ソフトバンググループであるPSソリューションズ(東京都港区、鬼頭周社長)は、厳しい屋外環境でも使用できる計測・集積システム「e-kakashi」を開発、農業分野でのIT化を進める。
温度や湿度などの農作業に関連するデータをリアルタイムに計測・集積するシステムを構築し、そのデータを基に最適な栽培方法を提案する。
2008年、ソフトバンク内の社内プロジェクトとして農業分野のIT化を進めるための取り組みがスタートした。このプロジェクトで開発着手されたのがe-kakashiだ。
その名前が示す通り、電子の案山子を目指したもの。データを収集するために田畑などの圃場に専用のセンサーノード(子機)を設置し、温湿度、日射量、土壌水分、CO2などのデータをリアルタイムに計測する。
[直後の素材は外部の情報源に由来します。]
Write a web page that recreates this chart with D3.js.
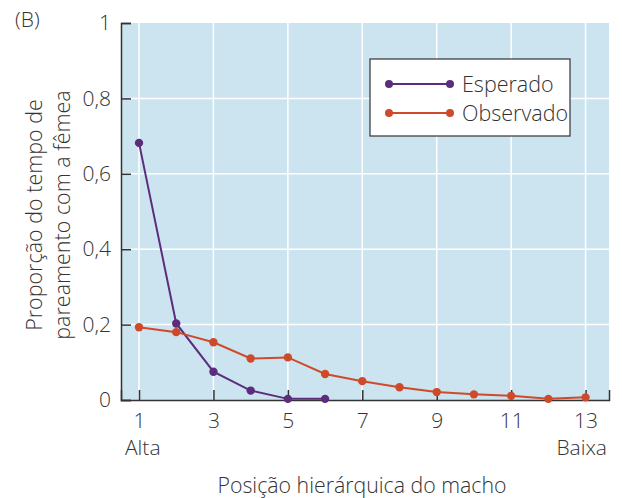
<!DOCTYPE html>
<html>
<head>
<meta charset="utf-8">
<script src="https://cdn.jsdelivr.net/npm/d3@7"></script>
<style>
  body { margin: 0; background: #fff; }
  svg text { font-family: "Open Sans", Lato, sans-serif; font-weight: 300; fill: #333; }
</style>
</head>
<body>
<svg></svg>
<script>
// data
var positions = [1, 2, 3, 4, 5, 6, 7, 8, 9, 10, 11, 12, 13];
var esperado = [0.682, 0.203, 0.075, 0.025, 0.003, 0.003];
var observado = [0.193, 0.180, 0.153, 0.110, 0.113, 0.069, 0.050, 0.034, 0.021, 0.015, 0.011, 0.003, 0.007];
var xTicks = [1, 3, 5, 7, 9, 11, 13];
var yTicks = [0, 0.2, 0.4, 0.6, 0.8, 1];
var seriesNames = ["Esperado", "Observado"];
var colors = ["#5c2d7c", "#cf4a2b"];

var width = 622, height = 498;
var margin = { top: 23, right: 13, bottom: 98, left: 121 };

var svg = d3.select("svg")
  .attr("width", width)
  .attr("height", height);

var x = d3.scaleLinear()
  .domain([0.516, 13.63])
  .range([margin.left, width - margin.right]);

var y = d3.scaleLinear()
  .domain([0, 1])
  .range([height - margin.bottom, margin.top]);

// plot background
svg.append("rect")
  .attr("x", x.range()[0])
  .attr("y", y(1))
  .attr("width", x.range()[1] - x.range()[0])
  .attr("height", y(0) - y(1))
  .attr("fill", "#cce4ef");

// white grid
svg.append("g").selectAll("line")
  .data(xTicks)
  .enter().append("line")
  .attr("x1", d => x(d)).attr("x2", d => x(d))
  .attr("y1", y(0)).attr("y2", y(1))
  .attr("stroke", "#fff").attr("stroke-width", 1.5);

svg.append("g").selectAll("line")
  .data(yTicks.slice(1, -1))
  .enter().append("line")
  .attr("x1", x.range()[0]).attr("x2", x.range()[1])
  .attr("y1", d => y(d)).attr("y2", d => y(d))
  .attr("stroke", "#fff").attr("stroke-width", 1.5);

// axes, ticks pointing inward
var xAxis = svg.append("g")
  .attr("transform", "translate(0," + y(0) + ")")
  .call(d3.axisBottom(x).tickValues(xTicks).tickSizeInner(-10).tickSizeOuter(-10).tickPadding(13));

var yAxis = svg.append("g")
  .attr("transform", "translate(" + x.range()[0] + ",0)")
  .call(d3.axisLeft(y).tickValues(yTicks).tickSizeInner(-10).tickSizeOuter(-10).tickPadding(10)
    .tickFormat(d => d === 0 || d === 1 ? d3.format("d")(d) : d3.format(".1f")(d).replace(".", ",")));

[xAxis, yAxis].forEach(function (g) {
  g.selectAll("path, line").attr("stroke", "#333").attr("stroke-width", 1.5);
  g.selectAll("text").style("font-size", "21px").attr("fill", "#333");
});

// series
var lineGen = d3.line()
  .x((d, i) => x(positions[i]))
  .y(d => y(d));

[esperado, observado].forEach(function (vals, k) {
  svg.append("path")
    .datum(vals)
    .attr("d", lineGen)
    .attr("fill", "none")
    .attr("stroke", colors[k])
    .attr("stroke-width", 2);
  svg.append("g").selectAll("circle")
    .data(vals)
    .enter().append("circle")
    .attr("cx", (d, i) => x(positions[i]))
    .attr("cy", d => y(d))
    .attr("r", 4.2)
    .attr("fill", colors[k]);
});

// legend
var legend = svg.append("g").attr("transform", "translate(370,59)");
legend.append("rect")
  .attr("width", 200).attr("height", 77)
  .attr("fill", "#fff").attr("stroke", "#333").attr("stroke-width", 1.2);

seriesNames.forEach(function (name, k) {
  var ly = 25 + k * 29;
  legend.append("line")
    .attr("x1", 19).attr("x2", 80)
    .attr("y1", ly).attr("y2", ly)
    .attr("stroke", colors[k]).attr("stroke-width", 2);
  legend.selectAll(null).data([19, 80]).enter().append("circle")
    .attr("cx", d => d).attr("cy", ly).attr("r", 4)
    .attr("fill", colors[k]);
  legend.append("text")
    .attr("x", 92).attr("y", ly)
    .attr("dy", "0.35em")
    .style("font-size", "21.5px")
    .text(name);
});

// labels
svg.append("text")
  .attr("x", 125).attr("y", 448)
  .attr("dy", "0.35em")
  .style("font-size", "21px")
  .text("Alta");

svg.append("text")
  .attr("x", 607).attr("y", 448)
  .attr("dy", "0.35em")
  .attr("text-anchor", "end")
  .style("font-size", "21px")
  .text("Baixa");

svg.append("text")
  .attr("x", 362).attr("y", 486)
  .attr("dy", "0.35em")
  .attr("text-anchor", "middle")
  .style("font-size", "21.3px")
  .text("Posição hierárquica do macho");

var yl = svg.append("text")
  .attr("transform", "translate(42,215) rotate(-90)")
  .attr("text-anchor", "middle")
  .style("font-size", "21.5px");
yl.append("tspan").attr("x", 0).attr("dy", 0).text("Proporção do tempo de");
yl.append("tspan").attr("x", 0).attr("dy", 28).text("pareamento com a fêmea");

svg.append("text")
  .attr("x", 15).attr("y", 20)
  .attr("dy", "0.35em")
  .style("font-size", "21px")
  .text("(B)");
</script>
</body>
</html>
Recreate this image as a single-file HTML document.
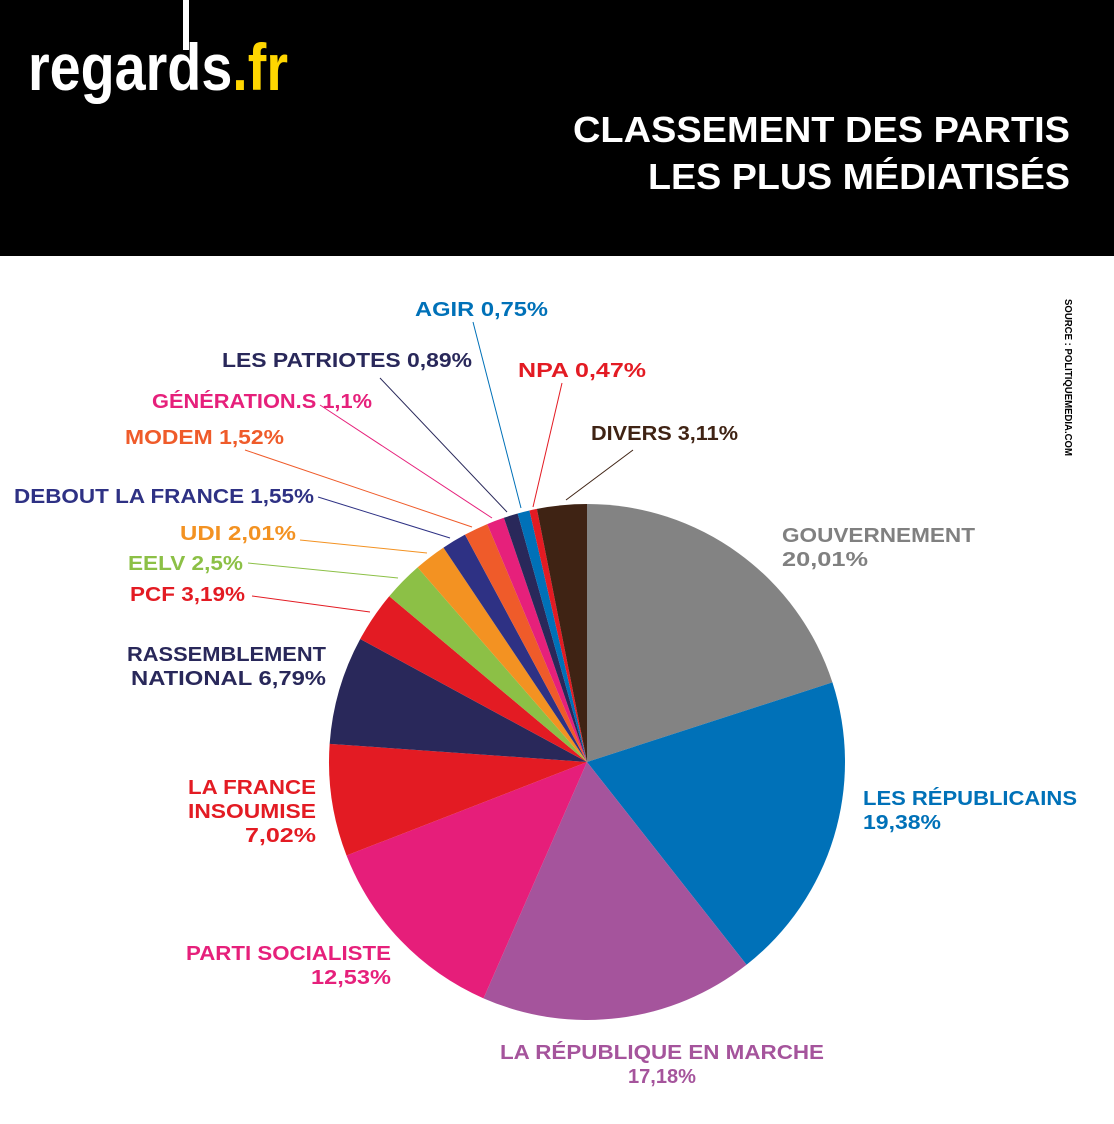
<!DOCTYPE html>
<html><head><meta charset="utf-8"><style>
html,body{margin:0;padding:0;background:#fff;}
svg{display:block;font-family:"Liberation Sans",sans-serif;font-weight:bold;}
</style></head><body>
<svg id="s" width="1114" height="1124" viewBox="0 0 1114 1124" xmlns="http://www.w3.org/2000/svg">
<rect x="0" y="0" width="1114" height="256" fill="#000"/>
<text x="28" y="90" font-size="66" fill="#fff" textLength="260" lengthAdjust="spacingAndGlyphs">regards<tspan fill="#ffd600">.fr</tspan></text>
<rect x="183" y="0" width="6" height="50" fill="#fff"/>
<text x="1070" y="142" font-size="36" fill="#fff" text-anchor="end" textLength="497" lengthAdjust="spacingAndGlyphs">CLASSEMENT DES PARTIS</text>
<text x="1070" y="189" font-size="36" fill="#fff" text-anchor="end" textLength="422" lengthAdjust="spacingAndGlyphs">LES PLUS MÉDIATISÉS</text>
<text x="0" y="0" font-size="10" fill="#000" transform="translate(1065,299) rotate(90)" textLength="157" lengthAdjust="spacingAndGlyphs">SOURCE : POLITIQUEMEDIA.COM</text>
<g id="pie"></g>
<g stroke-width="1" fill="none">
<line x1="252" y1="596" x2="370" y2="612" stroke="#e31b23"/>
<line x1="248" y1="563" x2="398" y2="578" stroke="#8cc046"/>
<line x1="300" y1="540" x2="427" y2="553" stroke="#f39222"/>
<line x1="318" y1="497" x2="450" y2="538" stroke="#2e3184"/>
<line x1="245" y1="450" x2="472" y2="527" stroke="#ef5b2a"/>
<line x1="320" y1="405" x2="492" y2="518" stroke="#e6207b"/>
<line x1="380" y1="378" x2="507" y2="512" stroke="#29285a"/>
<line x1="473" y1="322" x2="521" y2="508" stroke="#0071b8"/>
<line x1="562" y1="383" x2="533" y2="507" stroke="#e31b23"/>
<line x1="633" y1="450" x2="566" y2="500" stroke="#3f2314"/>
</g>
<g font-size="20" lengthAdjust="spacingAndGlyphs">
<text x="415" y="316" fill="#0071b8" textLength="133" lengthAdjust="spacingAndGlyphs">AGIR 0,75%</text>
<text x="222" y="367" fill="#29285a" textLength="250" lengthAdjust="spacingAndGlyphs">LES PATRIOTES 0,89%</text>
<text x="518" y="377" fill="#e31b23" textLength="128" lengthAdjust="spacingAndGlyphs">NPA 0,47%</text>
<text x="152" y="408" fill="#e6207b" textLength="220" lengthAdjust="spacingAndGlyphs">GÉNÉRATION.S 1,1%</text>
<text x="125" y="444" fill="#ef5b2a" textLength="159" lengthAdjust="spacingAndGlyphs">MODEM 1,52%</text>
<text x="591" y="440" fill="#3f2314" textLength="147" lengthAdjust="spacingAndGlyphs">DIVERS 3,11%</text>
<text x="14" y="503" fill="#2e3184" textLength="300" lengthAdjust="spacingAndGlyphs">DEBOUT LA FRANCE 1,55%</text>
<text x="180" y="540" fill="#f39222" textLength="116" lengthAdjust="spacingAndGlyphs">UDI 2,01%</text>
<text x="128" y="570" fill="#8cc046" textLength="115" lengthAdjust="spacingAndGlyphs">EELV 2,5%</text>
<text x="130" y="601" fill="#e31b23" textLength="115" lengthAdjust="spacingAndGlyphs">PCF 3,19%</text>
<text x="326" y="661" fill="#29285a" text-anchor="end" textLength="199" lengthAdjust="spacingAndGlyphs">RASSEMBLEMENT</text>
<text x="326" y="685" fill="#29285a" text-anchor="end" textLength="195" lengthAdjust="spacingAndGlyphs">NATIONAL 6,79%</text>
<text x="782" y="542" fill="#808080" textLength="193" lengthAdjust="spacingAndGlyphs">GOUVERNEMENT</text>
<text x="782" y="566" fill="#808080" textLength="86" lengthAdjust="spacingAndGlyphs">20,01%</text>
<text x="863" y="805" fill="#0071b8" textLength="214" lengthAdjust="spacingAndGlyphs">LES RÉPUBLICAINS</text>
<text x="863" y="829" fill="#0071b8" textLength="78" lengthAdjust="spacingAndGlyphs">19,38%</text>
<text x="316" y="794" fill="#e31b23" text-anchor="end" textLength="128" lengthAdjust="spacingAndGlyphs">LA FRANCE</text>
<text x="316" y="818" fill="#e31b23" text-anchor="end" textLength="128" lengthAdjust="spacingAndGlyphs">INSOUMISE</text>
<text x="316" y="842" fill="#e31b23" text-anchor="end" textLength="71" lengthAdjust="spacingAndGlyphs">7,02%</text>
<text x="391" y="960" fill="#e6207b" text-anchor="end" textLength="205" lengthAdjust="spacingAndGlyphs">PARTI SOCIALISTE</text>
<text x="391" y="984" fill="#e6207b" text-anchor="end" textLength="80" lengthAdjust="spacingAndGlyphs">12,53%</text>
<text x="662" y="1059" fill="#a5549c" text-anchor="middle" textLength="324" lengthAdjust="spacingAndGlyphs">LA RÉPUBLIQUE EN MARCHE</text>
<text x="662" y="1083" fill="#a5549c" text-anchor="middle" textLength="68" lengthAdjust="spacingAndGlyphs">17,18%</text>
</g>
</svg>
<script>
var d=[[20.01,"#838383"],[19.38,"#0071b8"],[17.18,"#a5549c"],[12.53,"#e61e7a"],[7.02,"#e31b23"],[6.79,"#29285a"],[3.19,"#e31b23"],[2.5,"#8cc046"],[2.01,"#f39222"],[1.55,"#2e3184"],[1.52,"#ef5b2a"],[1.1,"#e6207b"],[0.89,"#29285a"],[0.75,"#0071b8"],[0.47,"#e31b23"],[3.11,"#3f2314"]];
var cx=587,cy=762,r=258,a=0,g=document.getElementById("pie"),h="";
d.forEach(function(e){var a1=a+e[0]/100*2*Math.PI;
var x0=cx+r*Math.sin(a),y0=cy-r*Math.cos(a),x1=cx+r*Math.sin(a1),y1=cy-r*Math.cos(a1);
h+='<path d="M'+cx+','+cy+' L'+x0+','+y0+' A'+r+','+r+' 0 '+(a1-a>Math.PI?1:0)+' 1 '+x1+','+y1+' Z" fill="'+e[1]+'"/>';a=a1;});
g.innerHTML=h;
</script>
</body></html>
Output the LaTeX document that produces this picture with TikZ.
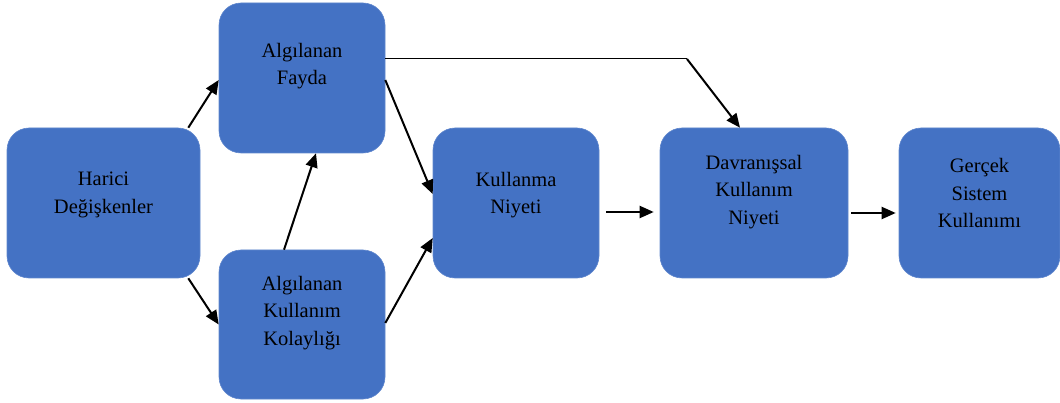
\documentclass[tikz,border=0pt]{standalone}
\usepackage{fontspec}
\setmainfont{Liberation Serif}
\usetikzlibrary{arrows.meta}
\definecolor{boxblue}{HTML}{4472C4}
\begin{document}
\begin{tikzpicture}[x=1pt,y=-1pt,
  box/.style={fill=boxblue,draw=boxblue!85!white,line width=0.6pt,rounded corners=22pt,inner sep=0pt},
  lbl/.style={align=center,font=\fontsize{20.5}{27.5}\selectfont,text=black,inner sep=0pt},
  link/.style={line width=2pt,-{Triangle[length=14pt,width=12pt]}},
  thin/.style={line width=1pt}]
\useasboundingbox (0,0) rectangle (1060,403);

% boxes
\node[box,minimum width=193pt,minimum height=150pt] (harici) at (103.5,203) {};
\node[box,minimum width=166pt,minimum height=150pt] (fayda)  at (302,78) {};
\node[box,minimum width=166pt,minimum height=149pt] (kolay)  at (302,324.5) {};
\node[box,minimum width=166pt,minimum height=150pt] (niyet)  at (516,203) {};
\node[box,minimum width=188pt,minimum height=150pt] (davran) at (754,203) {};
\node[box,minimum width=161pt,minimum height=150pt] (gercek) at (979.5,203) {};

% labels
\node[lbl] (tharici) at (103.5,195) {Harici\\Değişkenler};
\node[lbl] (tfayda)  at (302,66) {Algılanan\\Fayda};
\node[lbl] (tkolay)  at (302,313) {Algılanan\\Kullanım\\Kolaylığı};
\node[lbl] (tniyet)  at (516,195) {Kullanma\\Niyeti};
\node[lbl] (tdavran) at (754,192) {Davranışsal\\Kullanım\\Niyeti};
\node[lbl] (tgercek) at (979.5,193) {Gerçek\\Sistem\\Kullanımı};

% connectors
\draw[link] ([xshift=-12pt]harici.north east) -- ([yshift=-2pt]fayda.west);
\draw[link] ([xshift=-12pt]harici.south east) -- (kolay.west);
\draw[link] ([xshift=-18pt]kolay.north) -- ([xshift=14pt]fayda.south);
\draw[link] ([yshift=-2pt]fayda.east) -- ([yshift=9pt]niyet.west);
\draw[link] ([yshift=1.5pt]kolay.east) -- ([yshift=-35pt]niyet.west);
\draw[link] ([xshift=7pt,yshift=-9pt]niyet.east) -- ([xshift=-6pt,yshift=-9pt]davran.west);
\draw[link] ([xshift=3pt,yshift=-10pt]davran.east) -- ([xshift=-3pt,yshift=-10pt]gercek.west);
\coordinate (bend) at (687,59);
\draw[thin] ([yshift=19pt]fayda.east) -- (bend);
\draw[link] (bend) -- ([xshift=-14pt]davran.north);
\end{tikzpicture}
\end{document}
温度や日射量などを計測する複数のセンサーを備えており、計測するデータに応じてセンサーを追加していくことができる。
計測したデータは10分毎にゲートウェイ(親機)に無線通信で送られる。1台の親機に最大100台の子機を接続可能だ。親機に送られたデータは自動でクラウド上に蓄積されていく仕組みになっている。
同社担当者によると、「圃場という非常に厳しい屋外の環境下で常に正常に機能させるたに、ハードの性能をいかに向上させるかが課題であった。また、電力を自由に使うことも難しく、バッテリーのみで長期間にわたり駆動させるための配慮も求められる」という。
機器は日立製作所と共同開発し、こうした課題を克服、厳しい耐久試験をクリアした高品質機器を実現した。子機は内蔵されたバッテリーを交換することなく、一定条件下であれば3年間駆動できる。
3年もの間、バッテリー交換不要なことは画期的なブレークスルー。そうした改良を経て、2015年10月からe-kakashiの本格販売がスタートした。導入価格は、機器価格が74万9600円(税抜き、ゲートウェイ1台、センサーノード1台の価格)で、月額料金が7980円~となっている。
e-kakashiは、単にデータを取集・蓄積するためのシステムではないという。蓄積したデータを活用し、科学的農業を推進するためのサービスを提供する。
まず栽培に関する様々なデータを可視化するサービスを提供。クラウドに蓄積したデータをパソコンやタブレット、スマートフォンなどで閲覧できる。分かりやすいユーザーインターフェースを用意しており、一目で圃場の現在の状況を確認できる。
これにより、施肥や収穫のタイミングを就農したばかりの、いわば素人農家でも間違えず済むようになる。また、農地集約化のなかで、離れた農地のチェックのため、現地に出向く回数を減らすことができるようになる。
加えて、「ekレシピ」として、栽培管理技術、ノウハウをまるで料理のレシピのように創造できる機能も備えている。日本各地のレシピを取り込むことができ、自分流にアレンジしながら活用することも可能だ。
「ekフィールドビュー」という機能も用意した。この機能は、センサーデータと「ekレシピ」を融合し、適切な収穫時期や施肥のタイミングなどをアドバイスするもの。
この機能を活用することで、地域特有のブランド野菜などの栽培方法を共有化できる。例えば、地域の自治体や農業共同組合、研究機関などと連携しながら、日射量の累計などを踏まえて、栽培上の注意事項や適切な栽培工程などを知らせることもできる。
連携は農家だけではない。全国5カ所の農業専門学校と120カ所の貸し菜園を展開するマイファーム(京都府京都市、西辻一真社長)とは業務提携した。農業IT授業を導入するだけでなく、貸し菜園にe-kakashiを導入することを検討していく。菜園利用者に様々な情報を提供していくのが狙いだ。